The prisoners said they will not eat until
political parties end the five-year division between the Gaza Strip and
the West Bank. Another group of detainees will join the hunger strike on
the anniversary of the split on June 14, the group said.
"We chose this time specifically to tell
all those who are thinking of procrastinating with the reconciliation
process that we won’t allow that to happen, even if we pay the price
with our lives for the implementation of the reconciliation," hunger
striker Nasser Al-Shawish told the society.
For seven days, Nasser Al-Shawish, Mohammad
Hamama, Abdul Atheem Abdul Haq, Issa Zain Al-Din, Abdul Rahman Othman
in Gilboa prison and Nasser Abu Kushk, Ahed Nasasrah and Bilal Bahloul
in Shatta jail, have been on hunger strike.
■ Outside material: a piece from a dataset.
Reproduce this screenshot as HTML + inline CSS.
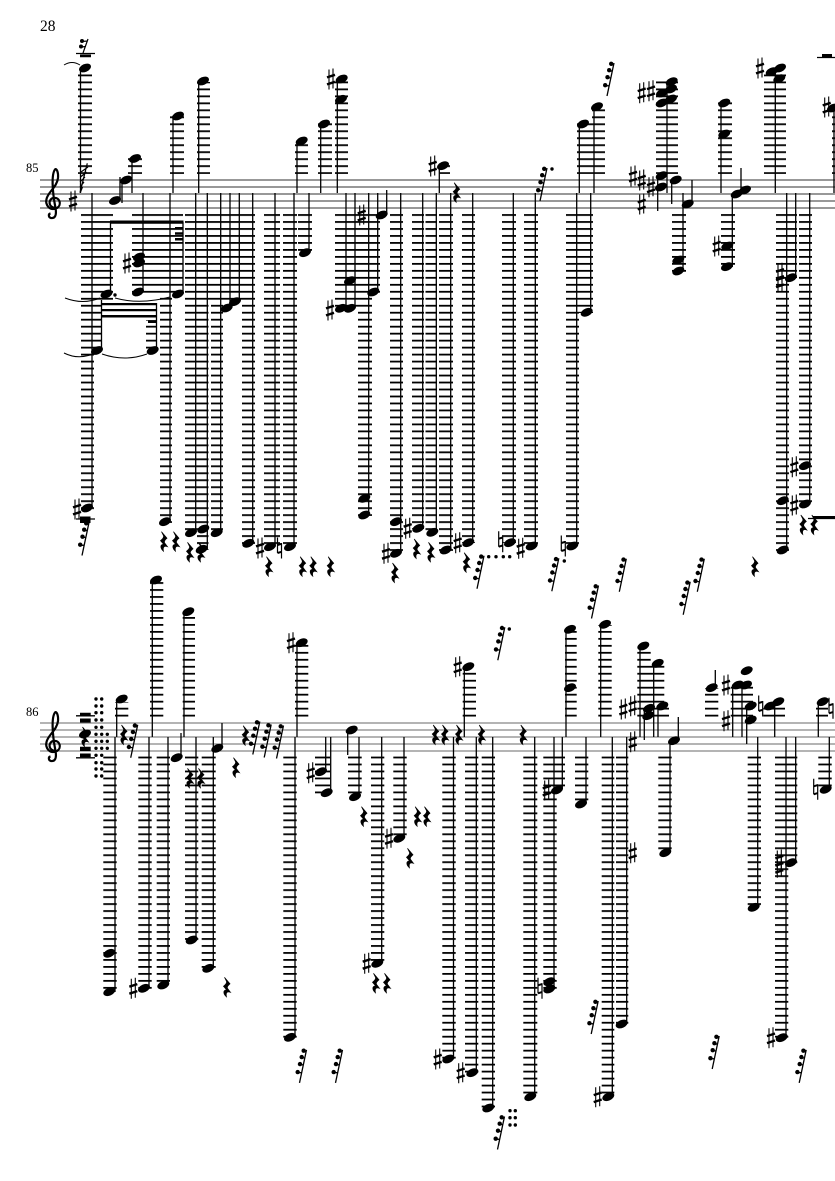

Hamas and Fatah have led separate governments in Gaza and the West Bank since they split amid bitter fighting in 2007.
In May 2011, Fatah leader President Mahmoud
Abbas and Hamas chief Khalid Mashaal pledged in Cairo to form a
government to prepare for elections within one year. The deal stalled as
factions continued to trade accusations over its implementation.
In recent weeks party leaders again pledged
to establish a unity government of technocrats to oversee elections,
after the electoral body was given the green light by the Hamas
government in Gaza to start preparations for a poll.